Il galateo dei corretti vuol purgare la tv

Parte la nuova edizione del Grande Fratello - ovvio, era in programma e, come si sa, chi blocca il treno della programmazione televisiva? E di sicuro partiranno i correttori in matita blu che, ormai, hanno superato per fanatismo e fiscalismo (è un plotone trasversale) gli ex politicamente corretti. Sembra che gli odierni «correttissimi» possano allo stesso modo bacchettare statali vecchi e nuovi o travestiti coatti da reality. C'è Moretti che ricorda come Fonzie può aver annacquato il cervello a chi, soprattutto nel mondo progressista, l'abbia bazzicato invece di tenersi su temi e culture «alte» (o è soltanto e più miseramente il tentativo di continuare a gettonare la proprio commediola... piccoloborghese... Mai tragedia!). La cultura «alta», appunto, che non ha niente da spartire con la cultura di massa sempre più disprezzabile. Così anche Michele Serra, nella sua serra ragionativa ma di indubbia efficacia giornalistica, non può fare altro che spaccare il capello in due: «Bisogna, potendo, amare il meglio dell'alto e il meglio del basso». Ora credo che i «finti» progressisti stiano esagerando, anzi, sono convinto che manchino di lucidità mentre abbondano in diligenza. Pare che la parola reality o Grande Fratello (non me ne frega nulla, anzi... ) sia da depennare come «cieco» (tradotto in: non vedente), «mutilato», «frocio», eccetera eccetera. Sembra che le parole più «massa», cioè ex popolari, appunto «basse» ma antropologicamente corrette, siano diventate scorrette in nome di cosa, di chi? In nome di quale Galateo? Sono convinto che «paralitico», «monco», «muto» vogliano essere cancellate e spazzate via proprio perché fa paura, anzi, terrorizza quella cultura popolare, «bassa», che le ha sgravate e usate nel mondo a dimostrazione della complessità e tragedia del vivere.

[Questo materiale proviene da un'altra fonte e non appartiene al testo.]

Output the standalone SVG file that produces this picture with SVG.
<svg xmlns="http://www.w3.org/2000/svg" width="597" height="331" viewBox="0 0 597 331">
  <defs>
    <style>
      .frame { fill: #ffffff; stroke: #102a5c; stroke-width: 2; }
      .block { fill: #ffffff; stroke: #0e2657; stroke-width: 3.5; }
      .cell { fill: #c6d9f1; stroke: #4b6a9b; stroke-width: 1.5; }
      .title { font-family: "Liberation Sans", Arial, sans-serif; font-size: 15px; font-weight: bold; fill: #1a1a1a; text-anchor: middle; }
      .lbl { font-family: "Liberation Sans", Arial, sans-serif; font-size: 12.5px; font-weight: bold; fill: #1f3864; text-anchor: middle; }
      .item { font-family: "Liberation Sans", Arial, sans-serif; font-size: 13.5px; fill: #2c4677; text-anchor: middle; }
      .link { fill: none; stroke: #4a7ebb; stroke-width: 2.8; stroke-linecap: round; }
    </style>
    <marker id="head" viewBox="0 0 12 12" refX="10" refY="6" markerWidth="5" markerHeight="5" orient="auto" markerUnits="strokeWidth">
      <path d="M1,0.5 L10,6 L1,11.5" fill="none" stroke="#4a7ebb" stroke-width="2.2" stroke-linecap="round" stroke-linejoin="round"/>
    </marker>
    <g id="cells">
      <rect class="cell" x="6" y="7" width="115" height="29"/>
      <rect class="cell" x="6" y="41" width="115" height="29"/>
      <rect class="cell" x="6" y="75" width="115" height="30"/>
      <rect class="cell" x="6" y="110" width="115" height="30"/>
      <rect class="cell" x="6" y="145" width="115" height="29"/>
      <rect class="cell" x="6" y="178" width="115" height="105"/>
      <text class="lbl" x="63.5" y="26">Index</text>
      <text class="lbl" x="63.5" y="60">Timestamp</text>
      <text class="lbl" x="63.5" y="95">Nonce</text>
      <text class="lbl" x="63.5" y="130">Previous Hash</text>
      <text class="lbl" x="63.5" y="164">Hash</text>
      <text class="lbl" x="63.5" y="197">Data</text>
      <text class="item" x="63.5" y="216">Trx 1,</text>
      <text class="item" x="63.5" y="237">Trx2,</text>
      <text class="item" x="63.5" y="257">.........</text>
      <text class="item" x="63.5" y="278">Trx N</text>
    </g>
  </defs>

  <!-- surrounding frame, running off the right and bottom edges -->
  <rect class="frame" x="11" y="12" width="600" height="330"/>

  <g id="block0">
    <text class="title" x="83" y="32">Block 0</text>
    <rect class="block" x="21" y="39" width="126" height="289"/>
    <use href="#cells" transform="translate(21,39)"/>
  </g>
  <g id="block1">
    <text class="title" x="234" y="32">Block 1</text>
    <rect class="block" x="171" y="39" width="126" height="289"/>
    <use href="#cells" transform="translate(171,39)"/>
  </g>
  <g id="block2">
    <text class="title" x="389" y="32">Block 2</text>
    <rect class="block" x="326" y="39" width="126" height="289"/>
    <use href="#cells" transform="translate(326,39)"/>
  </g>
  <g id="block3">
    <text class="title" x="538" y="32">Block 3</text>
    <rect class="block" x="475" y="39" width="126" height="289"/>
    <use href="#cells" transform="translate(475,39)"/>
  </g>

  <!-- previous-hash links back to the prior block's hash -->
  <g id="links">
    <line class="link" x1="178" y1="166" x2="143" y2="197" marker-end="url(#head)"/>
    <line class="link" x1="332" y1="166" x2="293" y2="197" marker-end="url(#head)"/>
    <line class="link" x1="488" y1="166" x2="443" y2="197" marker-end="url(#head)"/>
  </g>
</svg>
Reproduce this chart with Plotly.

Non è un arrampicarsi sugli specchi (me ne frego di difendere il Grande Fratello) se addiziono a quelle parole, sempre più bandite, i personaggi, le comparse, i tipi umani dello show che sta partendo. Sputiamocelo in faccia: i protagonisti del reality sono dei «ragazzi di vita». Anzi, sono i nuovi «ragazzi di vita». Certo, non hanno nulla da spartire con i malandrini, i pistola, i borgatari delle marane pasoliniane. Quelli, è ovvio, sono un milione di anni lontano da questi. C'è uno scarto evolutivo tra questi e quelli. Eppure, questi, sono «ragazzi di vita». È ovvio, sono l'espressione di ciò che oggi passa il convento sociale, storico e culturale, direbbe uno studente in sociologia, ma sono sempre i «nuovi» ragazzi di vita. Allora perché cancellarli dalla terra come le parole che urlano dolore, sangue, miseria, sudore? Perché dunque spacciare questo galateo conformista in scalata alla cultura alta? Perché, mi chiedo, dobbiamo sopprimere gli ultimi frammenti di storia «bassa» precipitati come schegge di meteoriti nella televisione? Non vogliamo che la televisione sia lo zoo degli sciampisti eredi palestrati delle bestie da marciapiede di un tempo? Ok. Parliamone. Parliamone insieme. Ma non gli sputiamo addosso, altrimenti lo sputo ci torna indietro quando ci guardiamo allo specchio da soli, senza servitù in casa.


Ancora mi chiedo: non sarebbe più onesto rispolverare la tragedia, il dolore, insomma la complessità e le nostre origini, invece di staccare la spina, come se l'eutanasia delle parole «out» e del Grande Fratello ci potesse salvare?